[Code that draws figures]

════════

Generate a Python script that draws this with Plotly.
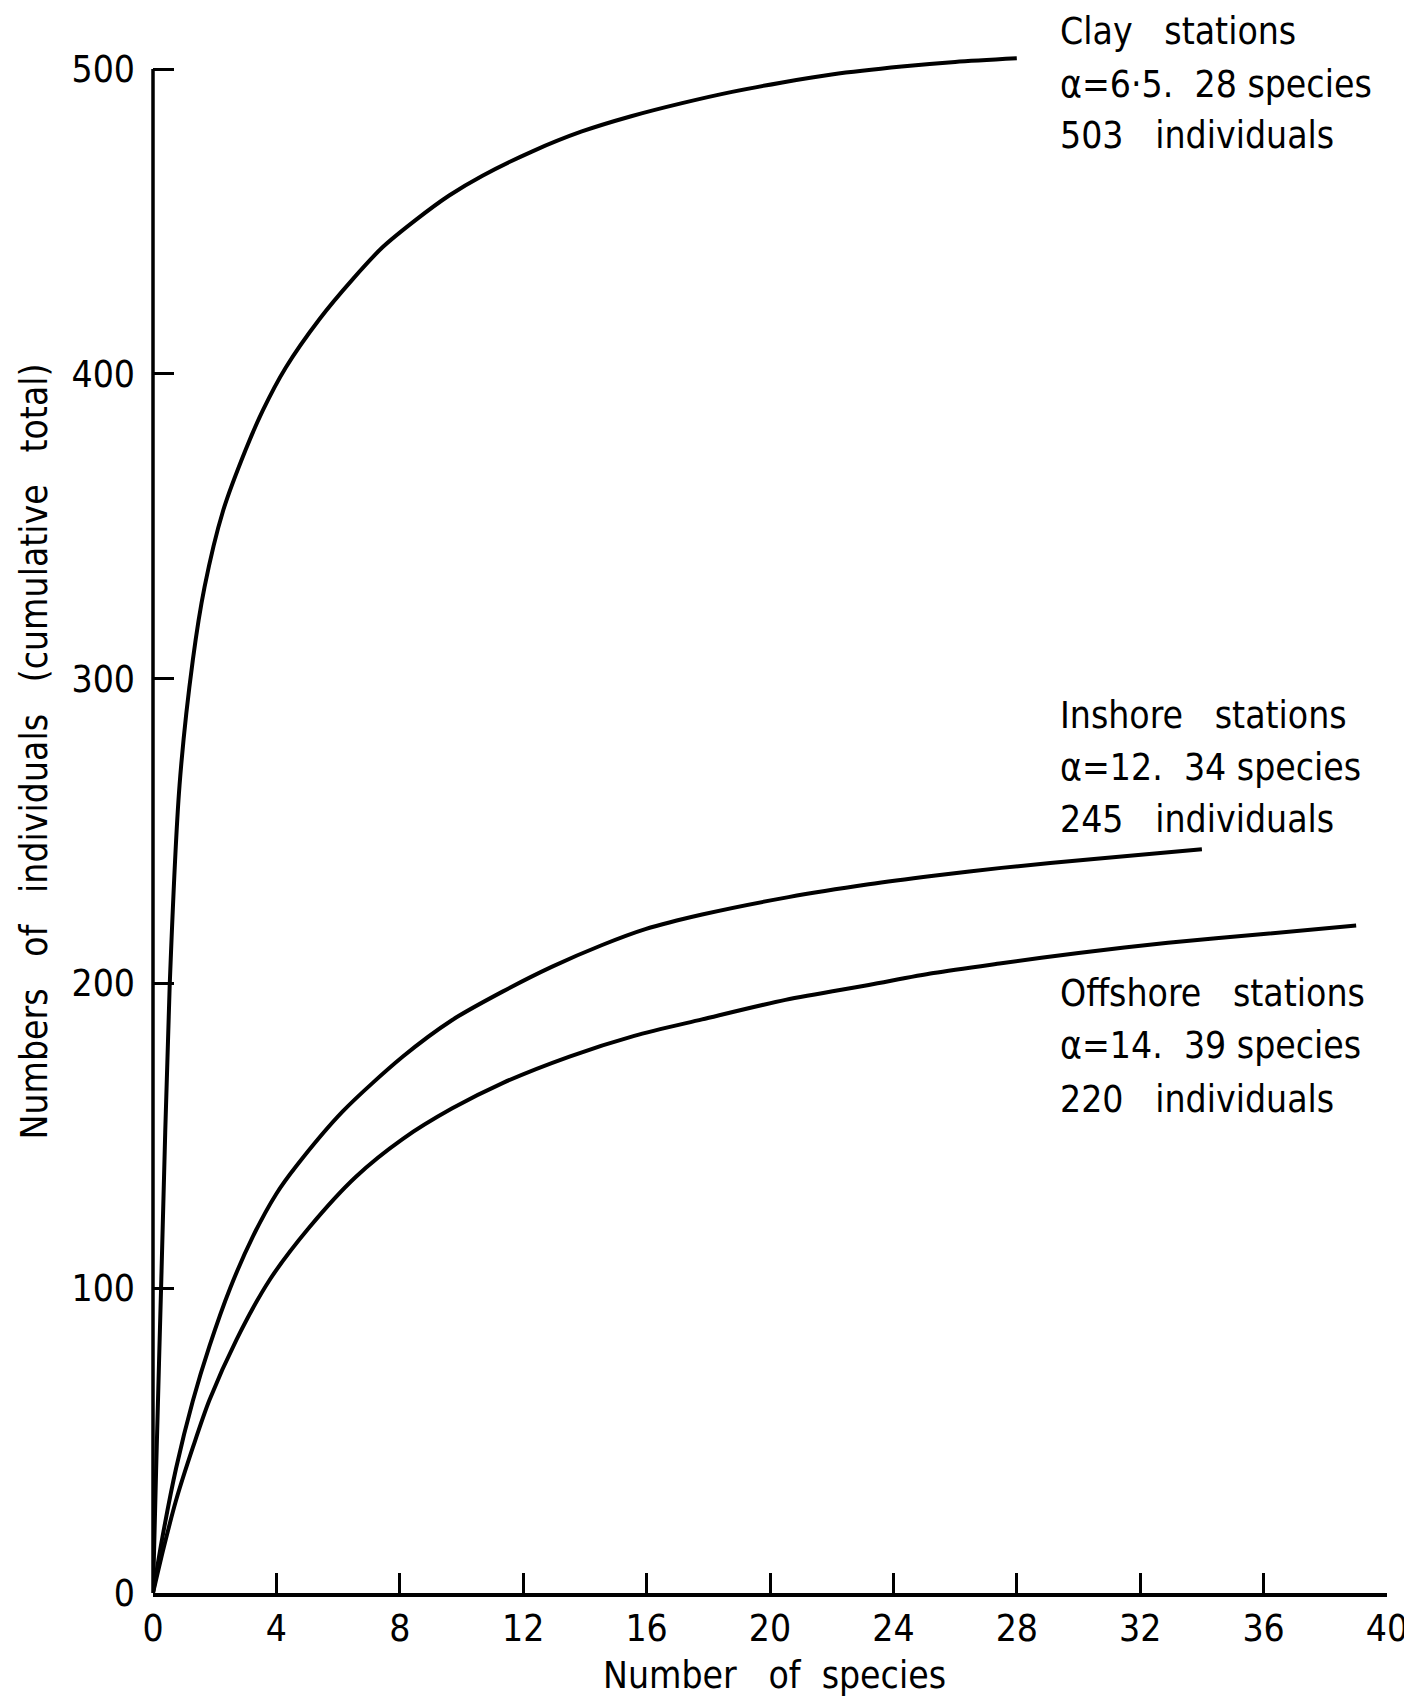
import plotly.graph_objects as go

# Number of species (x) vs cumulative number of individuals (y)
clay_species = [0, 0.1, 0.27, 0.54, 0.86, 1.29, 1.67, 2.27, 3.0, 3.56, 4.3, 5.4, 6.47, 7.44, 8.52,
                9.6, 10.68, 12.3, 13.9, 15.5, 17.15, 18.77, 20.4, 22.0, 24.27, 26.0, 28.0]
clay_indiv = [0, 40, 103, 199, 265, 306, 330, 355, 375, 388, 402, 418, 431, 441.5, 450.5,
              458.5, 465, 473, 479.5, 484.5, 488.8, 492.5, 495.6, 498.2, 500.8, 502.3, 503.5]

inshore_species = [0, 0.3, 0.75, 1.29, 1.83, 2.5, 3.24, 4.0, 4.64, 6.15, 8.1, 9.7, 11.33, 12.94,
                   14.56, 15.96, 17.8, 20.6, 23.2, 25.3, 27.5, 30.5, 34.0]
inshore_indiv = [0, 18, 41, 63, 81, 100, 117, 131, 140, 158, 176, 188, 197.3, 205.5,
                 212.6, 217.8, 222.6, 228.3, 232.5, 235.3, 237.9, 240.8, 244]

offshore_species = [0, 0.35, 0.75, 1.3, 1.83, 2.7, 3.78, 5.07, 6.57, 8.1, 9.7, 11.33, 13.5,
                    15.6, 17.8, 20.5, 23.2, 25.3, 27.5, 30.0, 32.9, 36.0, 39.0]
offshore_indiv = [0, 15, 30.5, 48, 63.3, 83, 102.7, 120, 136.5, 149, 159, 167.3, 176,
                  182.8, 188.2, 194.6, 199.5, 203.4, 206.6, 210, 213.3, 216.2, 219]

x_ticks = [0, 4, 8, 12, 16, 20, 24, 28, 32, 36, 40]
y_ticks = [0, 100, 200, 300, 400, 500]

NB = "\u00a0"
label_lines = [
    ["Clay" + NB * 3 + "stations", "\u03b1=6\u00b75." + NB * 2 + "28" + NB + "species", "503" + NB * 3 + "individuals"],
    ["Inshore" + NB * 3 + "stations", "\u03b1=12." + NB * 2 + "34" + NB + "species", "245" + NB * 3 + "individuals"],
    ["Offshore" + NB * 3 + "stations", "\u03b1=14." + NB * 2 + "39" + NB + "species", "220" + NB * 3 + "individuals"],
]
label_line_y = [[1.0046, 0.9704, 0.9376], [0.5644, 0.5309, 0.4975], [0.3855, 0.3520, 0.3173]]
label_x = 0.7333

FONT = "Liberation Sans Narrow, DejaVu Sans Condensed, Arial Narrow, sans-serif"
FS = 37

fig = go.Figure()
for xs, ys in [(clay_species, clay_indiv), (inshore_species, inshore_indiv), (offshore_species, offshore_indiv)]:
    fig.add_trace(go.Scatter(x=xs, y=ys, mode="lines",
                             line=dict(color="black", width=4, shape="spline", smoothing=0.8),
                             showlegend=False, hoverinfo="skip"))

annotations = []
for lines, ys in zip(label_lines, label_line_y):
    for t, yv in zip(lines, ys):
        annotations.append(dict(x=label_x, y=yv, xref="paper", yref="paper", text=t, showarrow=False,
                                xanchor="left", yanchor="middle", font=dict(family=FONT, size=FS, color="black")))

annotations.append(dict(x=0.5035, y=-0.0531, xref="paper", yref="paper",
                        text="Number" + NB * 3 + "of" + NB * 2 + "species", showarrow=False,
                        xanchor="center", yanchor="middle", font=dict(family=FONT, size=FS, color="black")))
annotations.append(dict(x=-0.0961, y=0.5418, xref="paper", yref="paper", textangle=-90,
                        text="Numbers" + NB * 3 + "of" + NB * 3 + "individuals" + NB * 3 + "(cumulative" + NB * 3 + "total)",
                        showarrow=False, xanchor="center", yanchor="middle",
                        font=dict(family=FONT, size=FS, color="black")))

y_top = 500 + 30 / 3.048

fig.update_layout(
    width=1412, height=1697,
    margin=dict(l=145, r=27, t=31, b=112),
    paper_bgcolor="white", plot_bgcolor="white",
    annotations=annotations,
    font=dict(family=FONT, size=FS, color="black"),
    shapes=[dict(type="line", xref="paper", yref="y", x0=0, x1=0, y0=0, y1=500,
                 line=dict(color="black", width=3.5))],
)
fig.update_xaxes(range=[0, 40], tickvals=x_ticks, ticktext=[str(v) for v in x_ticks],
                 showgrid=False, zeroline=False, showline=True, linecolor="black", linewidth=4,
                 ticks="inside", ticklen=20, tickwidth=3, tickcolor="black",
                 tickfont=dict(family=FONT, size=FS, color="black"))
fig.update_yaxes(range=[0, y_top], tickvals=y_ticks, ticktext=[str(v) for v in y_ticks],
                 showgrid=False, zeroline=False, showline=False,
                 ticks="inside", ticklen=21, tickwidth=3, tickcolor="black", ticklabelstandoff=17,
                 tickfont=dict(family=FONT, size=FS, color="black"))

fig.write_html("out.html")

════════

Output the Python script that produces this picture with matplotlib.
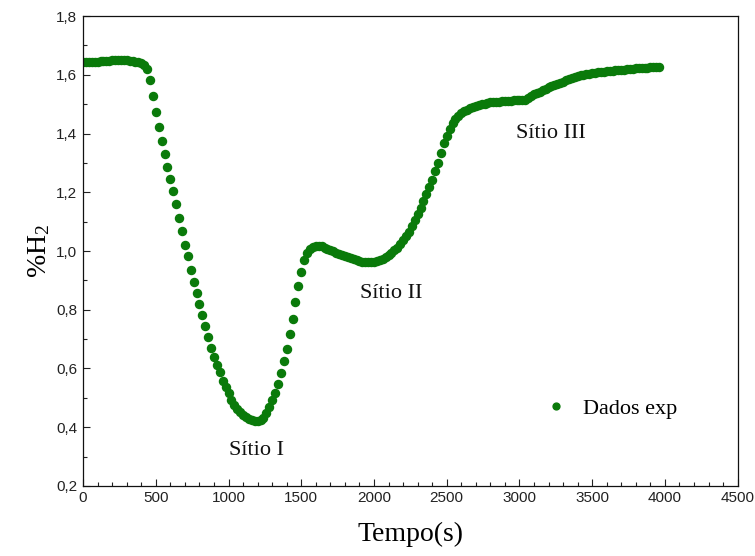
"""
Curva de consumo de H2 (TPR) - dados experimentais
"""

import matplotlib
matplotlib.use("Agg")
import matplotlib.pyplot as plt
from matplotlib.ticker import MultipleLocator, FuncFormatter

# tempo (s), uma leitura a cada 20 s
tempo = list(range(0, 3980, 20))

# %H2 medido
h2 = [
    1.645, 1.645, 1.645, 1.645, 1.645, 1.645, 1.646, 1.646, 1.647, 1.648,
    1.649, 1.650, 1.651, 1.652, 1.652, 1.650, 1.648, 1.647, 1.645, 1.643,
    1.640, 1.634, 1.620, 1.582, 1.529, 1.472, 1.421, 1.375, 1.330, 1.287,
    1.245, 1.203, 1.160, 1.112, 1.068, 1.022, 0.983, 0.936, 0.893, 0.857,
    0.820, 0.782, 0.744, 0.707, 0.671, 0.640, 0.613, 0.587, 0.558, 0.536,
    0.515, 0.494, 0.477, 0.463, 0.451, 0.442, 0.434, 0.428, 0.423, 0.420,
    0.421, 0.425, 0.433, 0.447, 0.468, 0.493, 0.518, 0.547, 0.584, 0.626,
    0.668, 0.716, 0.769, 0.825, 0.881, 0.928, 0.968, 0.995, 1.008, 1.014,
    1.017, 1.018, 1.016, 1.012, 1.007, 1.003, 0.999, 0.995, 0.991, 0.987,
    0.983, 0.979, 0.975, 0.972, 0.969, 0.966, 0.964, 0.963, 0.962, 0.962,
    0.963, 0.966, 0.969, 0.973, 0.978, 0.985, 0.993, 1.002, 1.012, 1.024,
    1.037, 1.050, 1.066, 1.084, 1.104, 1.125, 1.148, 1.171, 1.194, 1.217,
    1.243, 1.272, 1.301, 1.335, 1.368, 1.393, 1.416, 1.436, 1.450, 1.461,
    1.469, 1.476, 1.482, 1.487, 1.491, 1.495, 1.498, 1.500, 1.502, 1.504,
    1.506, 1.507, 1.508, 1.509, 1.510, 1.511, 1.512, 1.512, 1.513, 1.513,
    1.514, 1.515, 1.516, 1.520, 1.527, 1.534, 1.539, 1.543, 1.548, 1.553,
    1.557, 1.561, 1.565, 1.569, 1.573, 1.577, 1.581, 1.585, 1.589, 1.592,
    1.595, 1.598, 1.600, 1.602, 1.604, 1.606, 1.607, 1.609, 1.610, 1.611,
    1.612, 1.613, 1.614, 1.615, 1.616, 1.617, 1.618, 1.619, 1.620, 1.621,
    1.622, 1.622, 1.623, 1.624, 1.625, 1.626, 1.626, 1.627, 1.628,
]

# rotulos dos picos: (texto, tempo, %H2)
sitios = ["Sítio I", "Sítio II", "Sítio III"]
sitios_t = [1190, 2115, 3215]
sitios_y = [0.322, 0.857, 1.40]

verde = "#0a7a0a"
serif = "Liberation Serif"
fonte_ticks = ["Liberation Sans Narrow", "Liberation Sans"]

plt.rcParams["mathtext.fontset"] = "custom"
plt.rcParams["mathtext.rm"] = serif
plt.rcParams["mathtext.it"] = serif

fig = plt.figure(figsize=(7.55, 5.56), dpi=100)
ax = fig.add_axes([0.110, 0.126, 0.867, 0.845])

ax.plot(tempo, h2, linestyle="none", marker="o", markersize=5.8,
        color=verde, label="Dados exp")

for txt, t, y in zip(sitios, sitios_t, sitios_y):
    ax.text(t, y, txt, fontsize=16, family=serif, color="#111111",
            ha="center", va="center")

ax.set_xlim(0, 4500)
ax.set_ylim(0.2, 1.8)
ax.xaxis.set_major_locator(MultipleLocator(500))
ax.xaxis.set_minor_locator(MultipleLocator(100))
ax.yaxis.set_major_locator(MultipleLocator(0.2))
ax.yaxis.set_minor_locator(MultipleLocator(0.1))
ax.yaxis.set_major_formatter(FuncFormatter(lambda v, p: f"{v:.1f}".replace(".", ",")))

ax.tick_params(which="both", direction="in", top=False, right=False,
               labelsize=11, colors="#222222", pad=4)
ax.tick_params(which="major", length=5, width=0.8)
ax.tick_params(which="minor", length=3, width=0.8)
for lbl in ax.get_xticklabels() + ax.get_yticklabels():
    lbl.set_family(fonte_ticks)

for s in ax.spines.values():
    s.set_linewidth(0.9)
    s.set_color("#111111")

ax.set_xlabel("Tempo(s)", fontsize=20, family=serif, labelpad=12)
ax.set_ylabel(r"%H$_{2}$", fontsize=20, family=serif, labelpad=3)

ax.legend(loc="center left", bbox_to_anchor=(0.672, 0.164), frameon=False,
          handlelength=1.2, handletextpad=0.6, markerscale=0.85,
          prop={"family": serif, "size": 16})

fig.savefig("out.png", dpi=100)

════════

## TASK DETAILS
Repeat exactly the lines above, from the line that contains "Output the Python" down through the line that contains "tempo = list(range(0, 3980, 20))". Include both of those lines and none of the pictures.

## WRITTEN REPLY
Output the Python script that produces this picture with matplotlib.
"""
Curva de consumo de H2 (TPR) - dados experimentais
"""

import matplotlib
matplotlib.use("Agg")
import matplotlib.pyplot as plt
from matplotlib.ticker import MultipleLocator, FuncFormatter

# tempo (s), uma leitura a cada 20 s
tempo = list(range(0, 3980, 20))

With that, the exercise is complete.